- Theatrical release poster
- Directed by: Siddharth Bharathan
- Written by: Siddharth Bharathan Vinay Thomas
- Produced by: Sidharth Bharathan Vinitha Ajith George Sandiagio Jamneesh Thayyil
- Starring: Swasika Roshan Mathew Alencier Ley Lopez Jaffar Idukki
- Cinematography: Pradeesh M. Varma
- Edited by: Deepu S. Joseph
- Music by: Prashant Pillai
- Distributed by: Greenwich Entertainments Yellove Bird Productions
- Release date: 4 November 2022;
- Country: India
- Language: Malayalam

= Chathuram =

Chathuram is a 2022 Indian Malayalam-language drama thriller film directed by Sidharth Bharathan, starring Swasika, Roshan Mathew, Alencier Ley Lopez, and Leona Lishoy. The film was released in theaters on 4 November 2022.

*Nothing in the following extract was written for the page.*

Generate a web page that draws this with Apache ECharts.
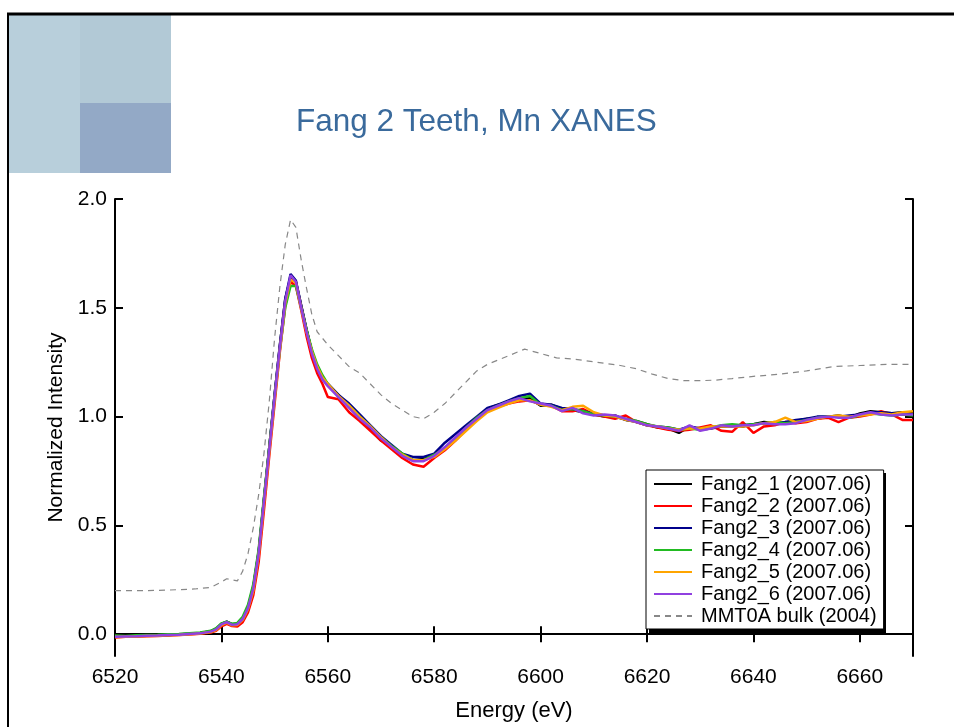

On February 17, 2023, regional OTT platform Saina Play announced that they had acquired the digital rights to Chathuram and began streaming it from March 9, 2023.

==Cast==
- Roshan Mathew as Home Nurse Bellthazar
- Alencier Ley Lopez as Eldhos Achayan
- Swasika as Selena, Achayan's second wife
- Jaffar Idukki as John, Achayan's brother
- Ambika Mohan as Achayan's first wife
- Ritu Ajith as Achayan's daughter
- Nishanth Sagar as Adv. Roni Zacheria
- Santhy Balachandran as Jijimol
- Leona Lishoy as CI Meritta Philip
- Gilu Joseph as Joseph
- Geethi Sangeetha as Rathi
- Amalsha as Jobish
- Vinoy Thomas as Baby
- Vinod Krishnan as Bell's brother
- Kichu Tellus as SI
- Smitha Mohan as Civil Police Officer
- Rajiv Mohan as Civil Police Officer
- Anuroop as Civil Police Officer
- Jeril Varghese as Priest

== Reception ==

Chathuram received mixed-to-positive reviews from critics, who praised the lead performances, though its pacing and use of thriller clichés drew criticism.

=== Critical response ===
The Times of India gave the film 3/5 stars, describing it as "as rarely seen emotional drama" and commending the lead performances, while also pointing out the occasionally sluggish pace. OTTPlay gave the film 3/5 stars, praising Swasika Vijay and Roshan Mathew's performances, but felt that the film "takes far too much to get over the predictable portions to better bits". Film Companion wrote it was "a femme-fatale drama that trolls for attention", relying on "the oldest tricks in the erotic thriller manual", though the film's mood and atmosphere were praised. The New Indian Express called it "a fairly enjoyable noir-tinged dark comedy", praising Swasika Vijay as a "revelation as the vamp who oscillates between confident and vulnerable" and Roshan Mathew as "a natural" in his role. Indian Express Malayalam noted the film didn't stray far from familiar erotic thriller tropes, but acknowledged its discussion of body, desire, and power dynamics in style rarely seen in Malayalam cinema.